The HKJC Read is the Wang Report's twice-weekly data-journalism feature on Hong Kong horse racing. It publishes race-day mornings before the first post at Sha Tin (Sunday) or Happy Valley (Wednesday). It is not a tipster service. It does not publish picks or selections. It analyzes the field and the institutional context using the publication's data tooling.
Champions Day settled at Sha Tin four weeks ago. The QE II Cup, the Champions Mile, the senior handicap finals: those are closed accounts. The international ratings implications have been filed. What a Sunday meeting in mid-May carries is a different institutional question. Not which horse tops the Hong Kong ratings. How capital distributes through a season's long remainder. The owners and syndicates who assembled for Group 1 prestige are now in accounting mode. Prize money tallies compound toward year-end. Transfer eligibility windows open. Trainer retention decisions get made through booking commitments rather than press releases. There is a governance logic to late-season racing that sits entirely outside the results: the season's second half is where the institutional layer processes its adjustments for what comes next.

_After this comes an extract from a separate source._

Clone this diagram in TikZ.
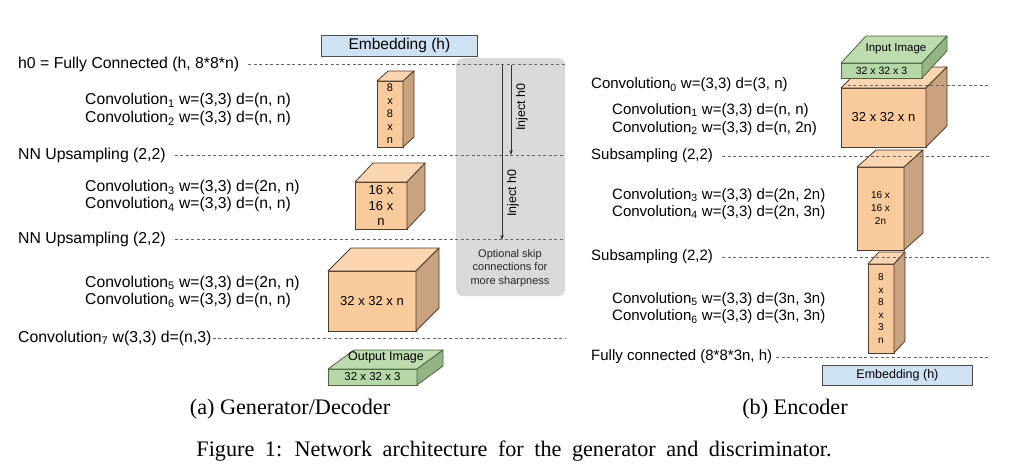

The mid-May handicap program at Sha Tin runs on horses rated 80 to 100. This is the working core of Hong Kong's thoroughbred pool: below the internationals, above the maiden graduates. These horses generate the season's mid-card betting volume and carry the data that matters for reading training establishment momentum. Class-drop patterns in May signal which stables have been running horses against the grain and are now correcting. Class-rise patterns signal genuine forward development. The jockey premiership enters its competitive phase now; the leading riders tighten their booking schedules, concentrating mounts rather than spreading them. Where they commit and where they decline is a secondary data layer. It reads toward which parts of the training establishment believe the remaining season has real work left to do and which have already mentally filed the year.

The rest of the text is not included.